文章链接:https://arxiv.org/pdf/1611.09932.pdf

这篇文章提出的模型比较简单,通过学习一系列的1x1卷积,来增强CNN的mid-level学习能力。而且这个模型是end-to-end的,不需要额外的bounding box等标签。

模型的出发点是:图片经过CNN后,得到了高层语义的feature map,其中每个spatial location都对应着原始图像上的一个patch,feature map中相应越高的地方,其对应的patch,也就是图像在分类的时候,更关注的区域,找到这些区域,对于做细粒度分类很有帮助(并且具有很强的可解释性)。

这个方法的motivation如下图所示:

拿base model为VGG16举例(不限于VGG16,ResNet也可以),模型的整体结构如下图所示:

先用基础的VGG16的 Conv1 - Conv4 层,提取出feature map,然后分为3个branch,从左到右依次命名为: G-Stream, P-Stream, Side Branch。

G-Stream 就是基础的VGG16的Conv 5 + fc layer,用于提取global 特征,所以叫G-Stream。

P-Stream 用于提取discriminative patches,所以叫 P-Stream。VGG16的Conv4_3层的每一个spatial location,在原始图片的receptive field是一个92x92的patch。先用一个1x1的卷积层对feature map做卷积,然后通过Global Maximum Pooling层,最后通过一个fc层分类。
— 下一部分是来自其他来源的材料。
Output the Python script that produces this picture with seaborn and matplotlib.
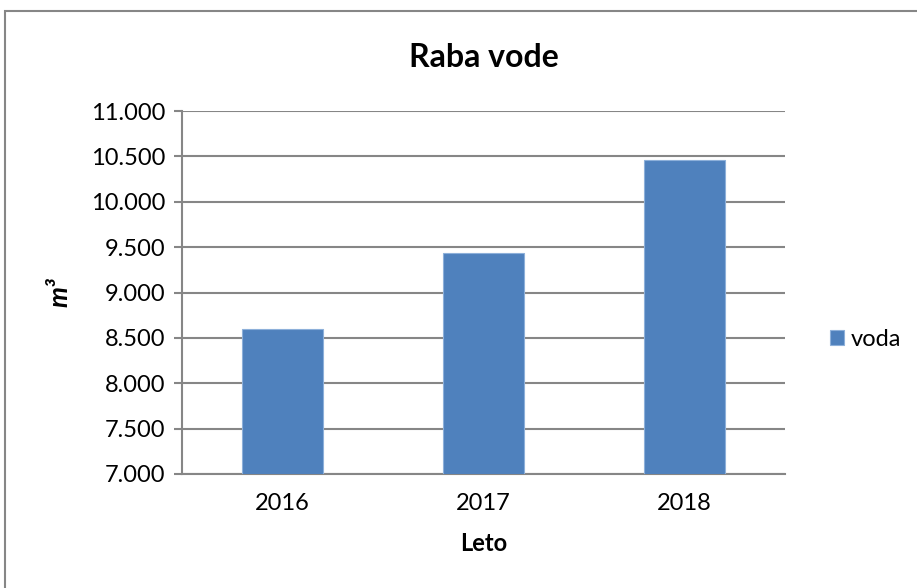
import pandas as pd
import matplotlib.pyplot as plt
import seaborn as sns
from matplotlib.ticker import FuncFormatter, MultipleLocator
from matplotlib.patches import Rectangle

YEARS = ['2016', '2017', '2018']
VODA = [8600, 9440, 10460]
SERIES = 'voda'
BLUE = '#4F81BD'
GRAY = '#868686'


def main():
    df = pd.DataFrame({'Leto': YEARS, 'value': VODA, 'serija': SERIES})

    sns.set_style('white')
    plt.rcParams['font.family'] = ['Lato', 'DejaVu Sans']

    fig = plt.figure(figsize=(9.17, 5.88), dpi=100)
    ax = fig.add_axes([0.1985, 0.1939, 0.6575, 0.6173])

    sns.barplot(data=df, x='Leto', y='value', hue='serija', palette=[BLUE],
                saturation=1, width=0.4, edgecolor='#8DB0DA', linewidth=0.8,
                ax=ax, zorder=3)

    ax.set_ylim(7000, 11000)
    ax.yaxis.set_major_locator(MultipleLocator(500))
    ax.yaxis.set_major_formatter(FuncFormatter(lambda v, p: f'{v:,.0f}'.replace(',', '.')))
    ax.grid(axis='y', color=GRAY, linewidth=1.5, zorder=0)
    ax.set_axisbelow(True)

    for s in ['top', 'right']:
        ax.spines[s].set_visible(False)
    for s in ['left', 'bottom']:
        ax.spines[s].set_color(GRAY)
        ax.spines[s].set_linewidth(1.5)

    ax.tick_params(axis='y', which='major', length=6, width=1.5, color=GRAY,
                   labelsize=17, pad=6, left=True, labelcolor='black')
    ax.tick_params(axis='x', length=0, labelsize=17, pad=14, labelcolor='black')

    ax.set_title('Raba vode', fontsize=23, fontweight='bold', pad=32, color='black')
    ax.set_xlabel('Leto', fontsize=17, fontweight='bold', labelpad=13, color='black')
    ax.set_ylabel('m³', fontsize=19, fontweight='bold', fontstyle='italic',
                  labelpad=14, color='black')

    handles, labels = ax.get_legend_handles_labels()
    leg = ax.legend(handles, labels, loc='center left', bbox_to_anchor=(1.04, 0.37),
                    frameon=False, fontsize=17, handlelength=0.6, handleheight=0.6,
                    handletextpad=0.25)
    for t in leg.get_texts():
        t.set_color('black')

    # chart frame (cut off on the right and at the bottom)
    fig.patches.append(Rectangle((5 / 917, -0.05), 1.2, 1 - 11 / 588 + 0.05,
                                 transform=fig.transFigure, fill=False,
                                 edgecolor=GRAY, linewidth=1.5))

    fig.savefig('out.png', dpi=100)
    plt.close(fig)


if __name__ == '__main__':
    main()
Side branch的作用是对conv6层做supervision。核心是一个Cross-Channel Pooling层,其实也就是一个一维pooling层,具体如下图所示:

这里的supervision就是,之前1x1的卷积核有kxM个,经过 Conv 6 + Pool 6 之后,得到的是一个 kM x 1 x 1 的向量,这里我们认为每k个对应一个class,所以做一个一维average pooling,得到Mx1x1的向量,用于最后的分类。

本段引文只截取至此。